** START **
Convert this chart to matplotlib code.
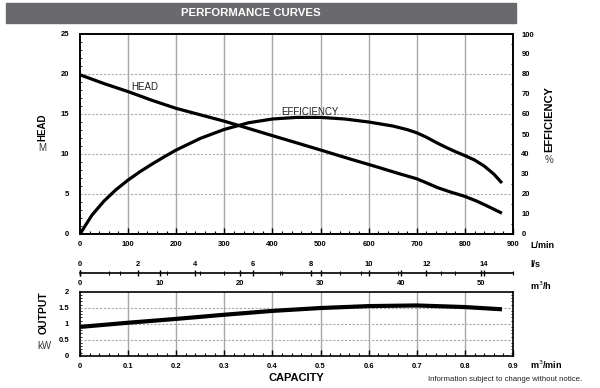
import matplotlib
matplotlib.use("Agg")
import matplotlib.pyplot as plt
from matplotlib.patches import Rectangle
from matplotlib.ticker import MultipleLocator

plt.rcParams['font.family'] = ['Liberation Sans', 'DejaVu Sans']

# ---- data ----
head_flow = [0, 50, 100, 150, 200, 250, 300, 350, 394, 450, 500, 560, 622, 660, 700, 720, 743, 770, 800, 825, 843, 860, 877]
head_m = [19.9, 18.8, 17.8, 16.7, 15.7, 14.9, 14.1, 13.2, 12.4, 11.4, 10.5, 9.4, 8.3, 7.6, 6.9, 6.4, 5.8, 5.25, 4.7, 4.1, 3.6, 3.1, 2.6]

eff_flow = [0, 25, 50, 75, 100, 125, 150, 175, 200, 250, 300, 350, 400, 450, 500, 550, 600, 650, 680, 700, 720, 740, 760, 780, 800, 820, 840, 860, 877]
eff_pct = [0, 9.5, 16.5, 22.2, 27, 31.2, 35, 38.6, 42, 47.8, 52.3, 55.6, 57.5, 58.3, 58.3, 57.5, 56, 54, 52.2, 50.6, 48.4, 45.8, 43.4, 41.2, 39.2, 37, 34, 30, 25.5]

out_flow = [0, 0.1, 0.2, 0.3, 0.4, 0.5, 0.6, 0.7, 0.8, 0.877]
out_kw = [0.9, 1.03, 1.15, 1.28, 1.40, 1.49, 1.55, 1.57, 1.52, 1.45]

lmin_ticks = [0, 100, 200, 300, 400, 500, 600, 700, 800, 900]
head_ticks = [0, 5, 10, 15, 20, 25]
eff_ticks = [0, 10, 20, 30, 40, 50, 60, 70, 80, 90, 100]
ls_ticks = [0, 2, 4, 6, 8, 10, 12, 14]
m3h_ticks = [0, 10, 20, 30, 40, 50]
m3min_ticks = [0, 0.1, 0.2, 0.3, 0.4, 0.5, 0.6, 0.7, 0.8, 0.9]
m3min_labels = ['0', '0.1', '0.2', '0.3', '0.4', '0.5', '0.6', '0.7', '0.8', '0.9']
kw_ticks = [0, 0.5, 1, 1.5, 2]
kw_labels = ['0', '0.5', '1', '1.5', '2']

W, H = 600, 388
fig = plt.figure(figsize=(6, 3.88), dpi=100)


def fx(px):
    return px / W


def fy(py):
    return 1 - py / H


GRID = '#a8a8a8'
TS = 5.5


def bold_ticks(a):
    for lab in a.get_xticklabels(which='both') + a.get_yticklabels(which='both'):
        lab.set_fontweight('bold')
    a.tick_params(labelsize=TS)


# title bar
fig.patches.append(Rectangle((fx(6), fy(23.3)), fx(515.7) - fx(6), fy(2.7) - fy(23.3),
                             transform=fig.transFigure, color='#6a6a6e', zorder=0))
fig.text(fx(251), fy(13.3), 'PERFORMANCE CURVES', color='white', fontsize=8.2,
         fontweight='bold', ha='center', va='center')

L, R = 80, 513
# ---- main axes ----
ax = fig.add_axes([fx(L), fy(234), fx(R) - fx(L), fy(34) - fy(234)])
ax.set_xlim(0, 900)
ax.set_ylim(0, 25)
ax.set_xticks(lmin_ticks)
ax.set_yticks(head_ticks)
ax.xaxis.set_minor_locator(MultipleLocator(20))
ax.yaxis.set_minor_locator(MultipleLocator(1))
ax.tick_params(axis='both', which='both', direction='in', top=False, right=False)
ax.tick_params(axis='x', which='major', length=4, width=1, pad=5)
ax.tick_params(axis='x', which='minor', length=2.5, width=0.8)
ax.tick_params(axis='y', which='major', length=0, pad=8)
ax.tick_params(axis='y', which='minor', length=1.5, width=0.6)
bold_ticks(ax)
for v in lmin_ticks[1:-1]:
    ax.axvline(v, color=GRID, lw=1.0, zorder=1)
for v in head_ticks[1:-1]:
    ax.axhline(v, color=GRID, lw=0.8, ls=(0, (2, 1.5)), zorder=1)
for s in ax.spines.values():
    s.set_linewidth(1.2)
ax.plot(head_flow, head_m, color='black', lw=2.3, solid_capstyle='butt',
        solid_joinstyle='round', zorder=3)
ax.text(107, 18.4, 'HEAD', fontsize=7, ha='left', va='center', color='#222222')
ax.text(419, 15.3, 'EFFICIENCY', fontsize=7, ha='left', va='center', color='#222222')

ax_e = ax.twinx()
ax_e.set_ylim(0, 100)
ax_e.set_yticks(eff_ticks)
ax_e.yaxis.set_minor_locator(MultipleLocator(5))
ax_e.tick_params(axis='y', which='major', length=0, pad=6)
ax_e.tick_params(axis='y', which='minor', direction='in', length=1.5, width=0.6)
bold_ticks(ax_e)
for s in ax_e.spines.values():
    s.set_linewidth(1.2)
ax_e.plot(eff_flow, eff_pct, color='black', lw=2.3, solid_capstyle='butt',
          solid_joinstyle='round', zorder=3)

fig.text(fx(42.7), fy(127), 'HEAD', rotation=90, fontsize=7, fontweight='bold',
         ha='center', va='center')
fig.text(fx(42.7), fy(148), 'M', fontsize=7, ha='center', va='center', color='#333333')
fig.text(fx(549), fy(118.7), 'EFFICIENCY', rotation=90, fontsize=8, fontweight='bold',
         ha='center', va='center')
fig.text(fx(549), fy(160), '%', fontsize=7, ha='center', va='center', color='#333333')
fig.text(fx(530), fy(245.5), 'L/min', fontsize=6.5, fontweight='bold', ha='left', va='center')

# ---- l/s scale (labels above line) ----
pos_line = [fx(L), fy(273.3), fx(R) - fx(L), 0.0001]
ax_s = fig.add_axes(pos_line)
ax_s.set_xlim(0, 15)
ax_s.set_ylim(0, 1)
ax_s.set_yticks([])
for k in ['left', 'right', 'top']:
    ax_s.spines[k].set_visible(False)
ax_s.spines['bottom'].set_linewidth(1.2)
ax_s.set_xticks(ls_ticks)
ax_s.xaxis.set_minor_locator(MultipleLocator(1))
ax_s.tick_params(axis='x', which='both', bottom=True, top=False, labelbottom=False,
                 labeltop=True, direction='inout')
ax_s.tick_params(axis='x', which='major', length=5, width=1, pad=1.5)
ax_s.tick_params(axis='x', which='minor', length=3, width=0.8)
bold_ticks(ax_s)
ax_s.patch.set_visible(False)

# ---- m3/h scale (labels below line) ----
ax_h = fig.add_axes(pos_line, label='m3h')
ax_h.set_xlim(0, 54)
ax_h.set_ylim(0, 1)
ax_h.set_yticks([])
ax_h.set_xticks(m3h_ticks)
ax_h.xaxis.set_minor_locator(MultipleLocator(5))
ax_h.tick_params(axis='x', which='both', bottom=True, top=False, labelbottom=True,
                 labeltop=False, direction='inout')
ax_h.tick_params(axis='x', which='major', length=5, width=1, pad=2.5)
ax_h.tick_params(axis='x', which='minor', length=3, width=0.8)
bold_ticks(ax_h)
for k in ['left', 'right', 'top', 'bottom']:
    ax_h.spines[k].set_visible(False)
ax_h.patch.set_visible(False)

fig.text(fx(530), fy(264.5), 'l/s', fontsize=6.5, fontweight='bold', ha='left', va='center')
fig.text(fx(530), fy(286), 'm$^3$/h', fontsize=6.5, fontweight='bold', ha='left', va='center')

# ---- output axes ----
ax_o = fig.add_axes([fx(L), fy(355.7), fx(R) - fx(L), fy(291.7) - fy(355.7)])
ax_o.set_xlim(0, 0.9)
ax_o.set_ylim(0, 2)
ax_o.set_xticks(m3min_ticks)
ax_o.set_xticklabels(m3min_labels)
ax_o.set_yticks(kw_ticks)
ax_o.set_yticklabels(kw_labels)
ax_o.xaxis.set_minor_locator(MultipleLocator(0.02))
ax_o.yaxis.set_minor_locator(MultipleLocator(0.1))
ax_o.tick_params(axis='both', which='both', direction='in', top=False, right=True)
ax_o.tick_params(axis='x', which='major', length=4, width=1, pad=5)
ax_o.tick_params(axis='x', which='minor', length=2.5, width=0.8)
ax_o.tick_params(axis='y', which='major', length=0, pad=8)
ax_o.tick_params(axis='y', which='minor', length=1.5, width=0.6)
bold_ticks(ax_o)
for v in m3min_ticks[1:-1]:
    ax_o.axvline(v, color=GRID, lw=1.0, zorder=1)
for v in kw_ticks[1:-1]:
    ax_o.axhline(v, color=GRID, lw=0.8, ls=(0, (2, 1.5)), zorder=1)
for s in ax_o.spines.values():
    s.set_linewidth(1.2)
ax_o.plot(out_flow, out_kw, color='black', lw=3.0, solid_capstyle='butt',
          solid_joinstyle='round', zorder=3)

fig.text(fx(44), fy(313), 'OUTPUT', rotation=90, fontsize=7.5, fontweight='bold',
         ha='center', va='center')
fig.text(fx(44), fy(346), 'kW', fontsize=7, ha='center', va='center', color='#333333')
fig.text(fx(530), fy(365), 'm$^3$/min', fontsize=6.5, fontweight='bold', ha='left', va='center')
fig.text(fx(296), fy(378.3), 'CAPACITY', fontsize=8, fontweight='bold', ha='center', va='center')
fig.text(fx(428), fy(379.5), 'Information subject to change without notice.',
         fontsize=5.6, ha='left', va='center', color='#222222',
         family=['Liberation Sans Narrow', 'Liberation Sans', 'DejaVu Sans'])

fig.savefig('out.png', dpi=100)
** END **
EXERCISE AIM: From the material above, copy each line that includes the word "matplotlib".

WRITTEN ANSWER:
Convert this chart to matplotlib code.
import matplotlib
matplotlib.use("Agg")
import matplotlib.pyplot as plt
from matplotlib.patches import Rectangle
from matplotlib.ticker import MultipleLocator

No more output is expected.